> **REQUEST**
Retype only what runs from the first line of the listing to the line holding "const fmt = v => String(v).replace('.', ',');", both included. Do not retype the pictures.

> **DATA EXTRACT**

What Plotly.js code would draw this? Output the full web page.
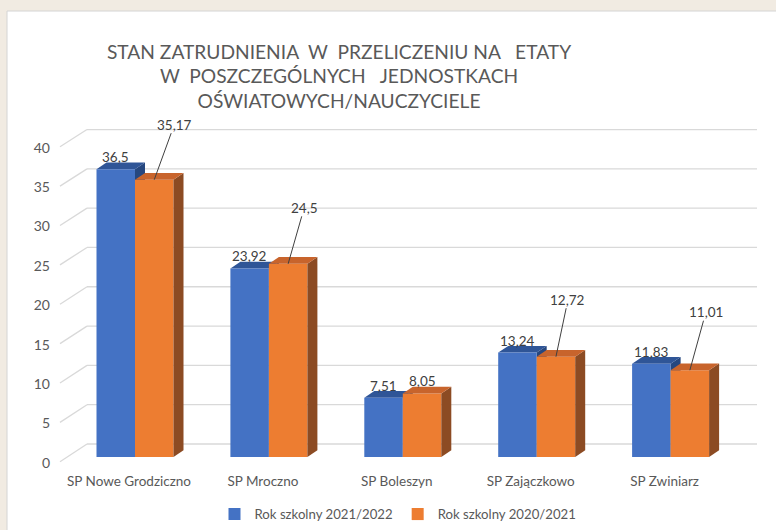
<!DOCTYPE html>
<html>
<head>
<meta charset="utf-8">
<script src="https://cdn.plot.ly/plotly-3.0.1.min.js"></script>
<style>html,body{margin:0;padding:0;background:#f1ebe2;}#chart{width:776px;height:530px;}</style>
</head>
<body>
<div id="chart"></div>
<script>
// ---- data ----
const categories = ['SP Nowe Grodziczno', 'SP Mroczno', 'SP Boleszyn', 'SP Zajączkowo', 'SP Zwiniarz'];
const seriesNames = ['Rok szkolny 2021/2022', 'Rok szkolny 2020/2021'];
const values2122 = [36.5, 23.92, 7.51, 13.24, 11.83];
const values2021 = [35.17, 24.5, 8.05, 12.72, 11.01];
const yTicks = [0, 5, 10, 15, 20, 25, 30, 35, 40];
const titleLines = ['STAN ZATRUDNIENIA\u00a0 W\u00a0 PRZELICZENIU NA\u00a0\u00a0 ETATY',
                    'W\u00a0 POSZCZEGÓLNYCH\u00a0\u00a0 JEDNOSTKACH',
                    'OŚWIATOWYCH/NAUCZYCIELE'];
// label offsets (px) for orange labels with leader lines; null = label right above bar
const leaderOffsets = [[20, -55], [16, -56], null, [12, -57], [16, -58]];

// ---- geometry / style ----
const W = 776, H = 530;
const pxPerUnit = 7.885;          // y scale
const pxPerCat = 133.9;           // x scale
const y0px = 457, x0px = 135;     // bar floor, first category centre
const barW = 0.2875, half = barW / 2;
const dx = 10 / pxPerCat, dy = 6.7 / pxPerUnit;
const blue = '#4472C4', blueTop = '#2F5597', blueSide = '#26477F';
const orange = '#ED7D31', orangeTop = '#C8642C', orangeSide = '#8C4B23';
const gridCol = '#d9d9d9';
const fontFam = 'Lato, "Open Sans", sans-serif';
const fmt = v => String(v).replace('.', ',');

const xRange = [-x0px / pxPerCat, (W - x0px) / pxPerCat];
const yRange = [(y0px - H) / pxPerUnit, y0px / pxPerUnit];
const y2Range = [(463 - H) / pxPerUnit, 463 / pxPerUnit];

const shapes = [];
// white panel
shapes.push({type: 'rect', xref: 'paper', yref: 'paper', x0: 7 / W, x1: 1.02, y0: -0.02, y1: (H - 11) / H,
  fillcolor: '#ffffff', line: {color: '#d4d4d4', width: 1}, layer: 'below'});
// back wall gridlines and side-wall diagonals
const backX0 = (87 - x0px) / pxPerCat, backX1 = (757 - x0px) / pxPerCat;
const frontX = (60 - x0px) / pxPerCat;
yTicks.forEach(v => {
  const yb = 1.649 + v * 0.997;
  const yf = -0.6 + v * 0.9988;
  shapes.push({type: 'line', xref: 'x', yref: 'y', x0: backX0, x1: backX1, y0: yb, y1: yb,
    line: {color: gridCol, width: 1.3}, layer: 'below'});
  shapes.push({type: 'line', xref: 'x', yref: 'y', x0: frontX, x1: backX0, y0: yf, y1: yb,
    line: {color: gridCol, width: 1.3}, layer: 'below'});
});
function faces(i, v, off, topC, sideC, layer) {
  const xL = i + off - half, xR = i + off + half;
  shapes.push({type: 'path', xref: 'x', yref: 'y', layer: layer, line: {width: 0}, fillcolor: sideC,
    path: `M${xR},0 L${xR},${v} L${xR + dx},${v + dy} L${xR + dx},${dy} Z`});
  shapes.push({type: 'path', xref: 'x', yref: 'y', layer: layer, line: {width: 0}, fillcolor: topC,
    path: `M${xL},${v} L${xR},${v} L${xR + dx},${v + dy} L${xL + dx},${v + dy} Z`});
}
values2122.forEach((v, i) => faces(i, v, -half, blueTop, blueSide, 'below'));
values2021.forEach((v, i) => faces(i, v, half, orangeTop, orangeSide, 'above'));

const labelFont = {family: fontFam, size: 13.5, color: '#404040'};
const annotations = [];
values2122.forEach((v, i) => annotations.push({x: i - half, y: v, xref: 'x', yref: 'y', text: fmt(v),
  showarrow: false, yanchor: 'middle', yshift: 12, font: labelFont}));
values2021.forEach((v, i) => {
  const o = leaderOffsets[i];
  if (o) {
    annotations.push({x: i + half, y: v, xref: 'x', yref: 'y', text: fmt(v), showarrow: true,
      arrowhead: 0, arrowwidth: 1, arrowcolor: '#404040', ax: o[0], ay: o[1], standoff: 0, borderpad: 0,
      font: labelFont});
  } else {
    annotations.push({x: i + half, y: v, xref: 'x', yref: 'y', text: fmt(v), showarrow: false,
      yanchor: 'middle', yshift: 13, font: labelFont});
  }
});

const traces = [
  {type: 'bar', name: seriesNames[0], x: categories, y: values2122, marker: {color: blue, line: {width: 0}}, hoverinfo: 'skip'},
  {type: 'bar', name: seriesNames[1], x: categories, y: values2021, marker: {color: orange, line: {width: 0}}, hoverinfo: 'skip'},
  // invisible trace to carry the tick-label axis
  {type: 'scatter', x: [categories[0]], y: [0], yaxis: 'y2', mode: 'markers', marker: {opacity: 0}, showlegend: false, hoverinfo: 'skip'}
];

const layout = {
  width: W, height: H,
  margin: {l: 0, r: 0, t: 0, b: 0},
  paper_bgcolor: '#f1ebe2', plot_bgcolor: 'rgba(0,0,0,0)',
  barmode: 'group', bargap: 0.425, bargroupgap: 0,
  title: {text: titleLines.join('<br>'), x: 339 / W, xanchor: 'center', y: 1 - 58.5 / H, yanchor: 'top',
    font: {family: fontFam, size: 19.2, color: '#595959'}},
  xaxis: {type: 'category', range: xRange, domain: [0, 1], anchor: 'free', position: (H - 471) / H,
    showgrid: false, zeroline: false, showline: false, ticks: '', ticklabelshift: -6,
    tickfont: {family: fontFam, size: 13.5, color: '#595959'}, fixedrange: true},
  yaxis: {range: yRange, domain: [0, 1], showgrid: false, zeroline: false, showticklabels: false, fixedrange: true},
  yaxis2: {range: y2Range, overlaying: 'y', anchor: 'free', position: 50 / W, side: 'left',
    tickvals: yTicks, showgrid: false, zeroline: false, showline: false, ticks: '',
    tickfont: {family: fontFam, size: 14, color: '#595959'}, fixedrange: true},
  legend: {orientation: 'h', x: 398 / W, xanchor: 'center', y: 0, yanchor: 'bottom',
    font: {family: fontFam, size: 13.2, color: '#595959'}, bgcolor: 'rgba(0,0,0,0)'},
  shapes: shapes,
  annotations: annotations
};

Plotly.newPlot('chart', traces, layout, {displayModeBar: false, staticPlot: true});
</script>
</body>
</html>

> **ANSWER FOR THIS EXERCISE**
What Plotly.js code would draw this? Output the full web page.
<!DOCTYPE html>
<html>
<head>
<meta charset="utf-8">
<script src="https://cdn.plot.ly/plotly-3.0.1.min.js"></script>
<style>html,body{margin:0;padding:0;background:#f1ebe2;}#chart{width:776px;height:530px;}</style>
</head>
<body>
<div id="chart"></div>
<script>
// ---- data ----
const categories = ['SP Nowe Grodziczno', 'SP Mroczno', 'SP Boleszyn', 'SP Zajączkowo', 'SP Zwiniarz'];
const seriesNames = ['Rok szkolny 2021/2022', 'Rok szkolny 2020/2021'];
const values2122 = [36.5, 23.92, 7.51, 13.24, 11.83];
const values2021 = [35.17, 24.5, 8.05, 12.72, 11.01];
const yTicks = [0, 5, 10, 15, 20, 25, 30, 35, 40];
const titleLines = ['STAN ZATRUDNIENIA\u00a0 W\u00a0 PRZELICZENIU NA\u00a0\u00a0 ETATY',
                    'W\u00a0 POSZCZEGÓLNYCH\u00a0\u00a0 JEDNOSTKACH',
                    'OŚWIATOWYCH/NAUCZYCIELE'];
// label offsets (px) for orange labels with leader lines; null = label right above bar
const leaderOffsets = [[20, -55], [16, -56], null, [12, -57], [16, -58]];

// ---- geometry / style ----
const W = 776, H = 530;
const pxPerUnit = 7.885;          // y scale
const pxPerCat = 133.9;           // x scale
const y0px = 457, x0px = 135;     // bar floor, first category centre
const barW = 0.2875, half = barW / 2;
const dx = 10 / pxPerCat, dy = 6.7 / pxPerUnit;
const blue = '#4472C4', blueTop = '#2F5597', blueSide = '#26477F';
const orange = '#ED7D31', orangeTop = '#C8642C', orangeSide = '#8C4B23';
const gridCol = '#d9d9d9';
const fontFam = 'Lato, "Open Sans", sans-serif';
const fmt = v => String(v).replace('.', ',');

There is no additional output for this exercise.